I am looking for information on the hyperoctahedral group

From what I understand, the hyperoctahedral group is 'the generalized symmetric group' in the case where $m=2$. That is, the hyperoctahedral group = $S(2,n)$.

From what I see about the generalized symmetric group,

$S(1,n)$ permutes the set ${1, 2, 3, \cdots, n}$

ie $$S(1,n)= \hspace{.15cm}\langle(12),(23),\cdots,(n-1 \hspace{.2cm}n)\rangle,$$

It was my intuition that

$S(2,n)$ permutes the set $\{1_a, 2_a, 3_a, \cdots, n_a, 1_b, 2_b, 3_b, \cdots, n_b\}$

ie $$S(2,n)= \hspace{.15cm}\langle(12)_a,(23)_a,\cdots,(n-1\hspace{.2cm}n)_a, (12)_b,(23)_b,\cdots,(n-1\hspace{.2cm}n)_b\rangle$$

but was told this is not the case.

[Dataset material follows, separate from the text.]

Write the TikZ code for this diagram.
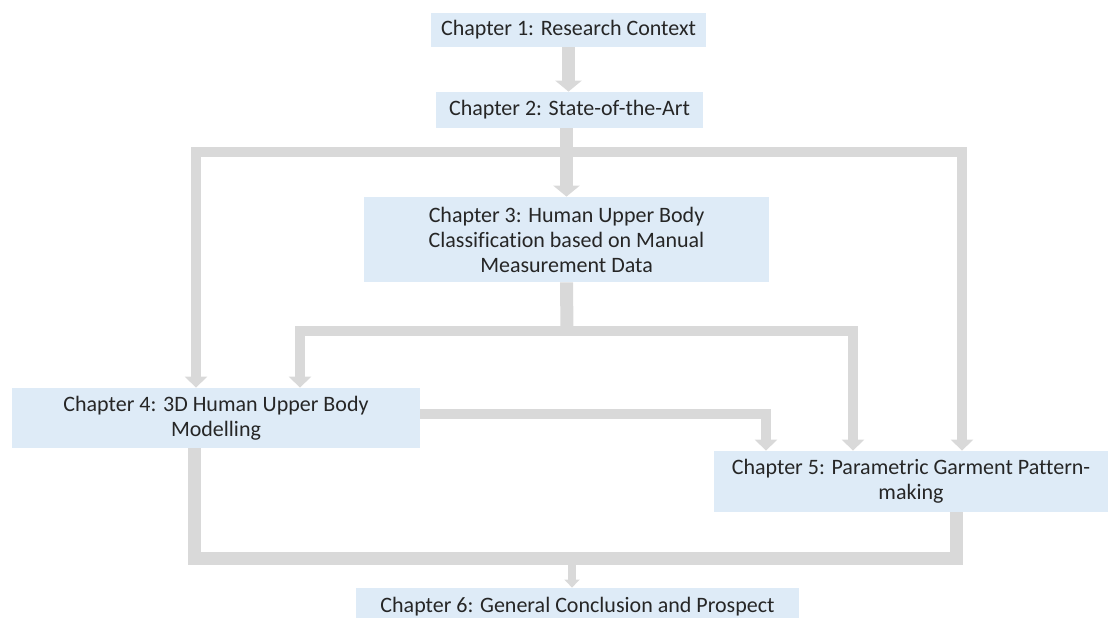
\documentclass[tikz,border=0pt]{standalone}
\usepackage{fontspec}
\setmainfont{Carlito}[Ligatures=CommonOff]
\usetikzlibrary{arrows.meta}

\definecolor{boxblue}{HTML}{DEEBF7}
\definecolor{flowgray}{HTML}{D9D9D9}

\tikzset{
	chapter/.style={fill=boxblue, text=black!85, align=center, inner sep=0pt,
		font=\fontsize{11}{12.5}\selectfont},
	flow/.style={draw=flowgray, line width=6.3pt, -{Triangle[width=13pt,length=5.5pt]}},
	branch/.style={draw=flowgray, line width=5pt, -{Triangle[width=11pt,length=5.5pt]}},
	trunk/.style={draw=flowgray, line width=6.5pt},
	small/.style={draw=flowgray, line width=4pt, -{Triangle[width=7.5pt,length=4pt]}},
}

\begin{document}
\begin{tikzpicture}[x=0.5pt, y=-0.5pt]

	% ---- frame

	\useasboundingbox (0,0) rectangle (1109,617);

	% ---- chapters

	\node[chapter, minimum width=137.5pt, minimum height=17pt] (ch1) at (568.5,30)
		{Chapter 1: Research Context};
	\node[chapter, minimum width=133.5pt, minimum height=18pt] (ch2) at (569.5,110)
		{Chapter 2: State-of-the-Art};
	\node[chapter, minimum width=202.5pt, minimum height=42.5pt] (ch3) at (566.5,239.5)
		{Chapter 3: Human Upper Body\\Classification based on Manual\\Measurement Data};
	\node[chapter, minimum width=204pt, minimum height=30pt] (ch4) at (216,418)
		{Chapter 4: 3D Human Upper Body\\Modelling};
	\node[chapter, minimum width=197pt, minimum height=30.5pt] (ch5) at (911,481.5)
		{Chapter 5: Parametric Garment Pattern-\\making};
	\node[chapter, minimum width=221.5pt, minimum height=19pt] (ch6) at (577.5,607)
		{Chapter 6: General Conclusion and Prospect};

	% ---- junctions

	\coordinate (j2) at (567,152);
	\coordinate (j3) at (567,331);
	\coordinate (j6) at (572,558);

	% ---- top of the flow

	\draw[flow] (ch1.south) -- (ch1.south |- ch2.north);
	\draw[flow] (ch3.north |- ch2.south) -- (ch3.north);

	\draw[branch] (j2) -| ([xshift=-10pt]ch4.north);
	\draw[branch] (j2) -| ([xshift=25.5pt]ch5.north);

	% ---- from chapter 3

	\draw[trunk] (ch3.south) -- (j3);
	\draw[branch] (j3) -| ([xshift=42pt]ch4.north);
	\draw[branch] (j3) -| ([xshift=-29pt]ch5.north);

	% ---- from chapter 4 to chapter 5

	\draw[branch] ([yshift=2pt]ch4.east) -| ([xshift=-72.5pt]ch5.north);

	% ---- into chapter 6

	\draw[trunk] ([xshift=-11pt]ch4.south) |- (j6) -| ([xshift=22.5pt]ch5.south);
	\draw[small] (j6) -- (j6 |- ch6.north);

\end{tikzpicture}
\end{document}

Instead, $S(2,n)=\mathbb{Z}_2^n \rtimes S_n$. How then is $S(2,n)$ isomorphic to the signed permutation group?

**–Can someone give me some intuition on how this relates to the symmetries of octahedrons and their $n$-dimensional analogues? (For instance, we know that $S(2,n)=\mathbb{Z}_2^n \rtimes S_n$. Since there are 48 symmetries of the octahedron/cube, I assume this is $\mathbb{Z}_2^3\times S_3$ (ie n=3). How does this relate to the symmetries of the cube?)**

— We used the semi-direct product in our definition (which I have no experience with). Can I list the elements as I would have expected to with the direct product (ie $(\bar{0},\bar{1},\bar{0},(123)) \in S(2,3)$)?

— **Is it true that $S(2,3)=<(16),(35),(42),(13)(65),(14)(62),(45)(23)>$?**

## Best Answer

The hyperoctahedron has $n$ diagonals between opposite vertices, let's number them from $1$ to $n$, and name the vertices of the $i$-th diagonal $+i$ and $-i$ (arbitrarily).

What are the permutations $\sigma$ of the vertices that corresponds to isometries of the hyperoctahedron? The key observation is that opposite vertices are send to opposite vertices, so $\sigma(-i)=-\sigma(i)$. Other than that, there are no restriction: one can permute the diagonals as we want (this gives the $S_n$ factor), and then flip them independently (this gives the $\mathbb Z_2^n$ factor). In short, the hyperoctahedral group consists of all permutations $$\sigma\colon\{\pm 1,\pm 2,\ldots,\pm n\}\to\{\pm 1,\pm 2,\ldots,\pm n\}$$ such that $\sigma(-i)=-\sigma(i)$.

This group is isomorphic to the symmetries of the hypercube (of the same dimension). It just follows from the fact that hypercube and hyperoctahedron are dual. (If you pick a vertex at the center of each facet of an hypercube, you get an hyperoctahedron, and reciprocally.) So isometries of the hypercube coincide with isometries of the hyperoctahedron.

Indeed, one can list the elements as for the direct product (

as a set, the semi-direct product is the cartesian product), however the composition is different. (See definition of semi-direct products.)